Electron pairing: from metastable electron pair to bipolaron

TL;DR

This paper investigates how electron-electron and electron-phonon interactions can stabilize metastable electron pairs, leading to bipolaron formation in crystals, with implications for understanding correlated electron systems.

Contribution

It introduces a detailed analysis of exchange-correlation effects and polaron corrections that enable the stabilization of electron pairs as bipolarons in a crystal lattice.

Findings

Electron-phonon interaction counteracts Coulomb repulsion.

Metastable electron pairs form a bipolaron band above the single-electron band.
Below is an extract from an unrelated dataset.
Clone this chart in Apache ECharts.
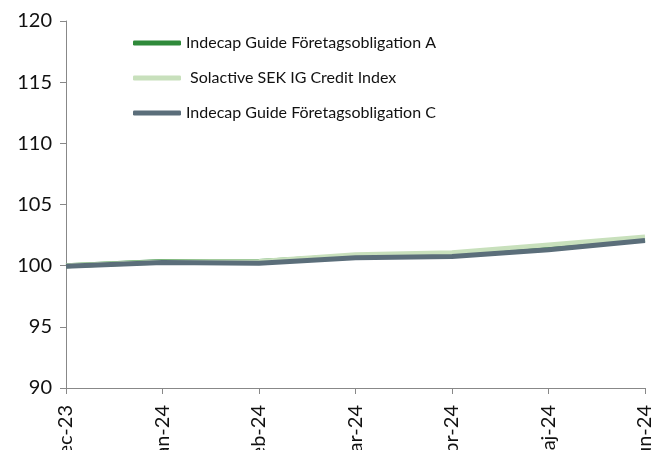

Interactions lead to electron pairs on the Fermi surface.

Abstract

Starting from the shell structure in atoms and the significant correlation within electron pairs, we distinguish the exchange-correlation effects between two electrons of opposite spins occupying the same orbital from the average correlation among many electrons in a crystal. In the periodic potential of the crystal with lattice constant larger than the effective Bohr radius of the valence electrons, these correlated electron pairs can form a metastable energy band above the corresponding single-electron band separated by an energy gap. In order to determine if these metastable electron pairs can be stabilized, we calculate the many-electron exchange-correlation renormalization and the polaron correction to the two-band system with single electrons and electron pairs. We find that the electron-phonon interaction is essential to counterbalance the Coulomb repulsion and to stabilize the electron pairs. The interplay of the electron-electron and electron-phonon interactions, manifested in the exchange-correlation energies, polaron effects, and screening, is responsible for the formation of electron pairs (bipolarons) that are located on the Fermi surface of the single-electron band.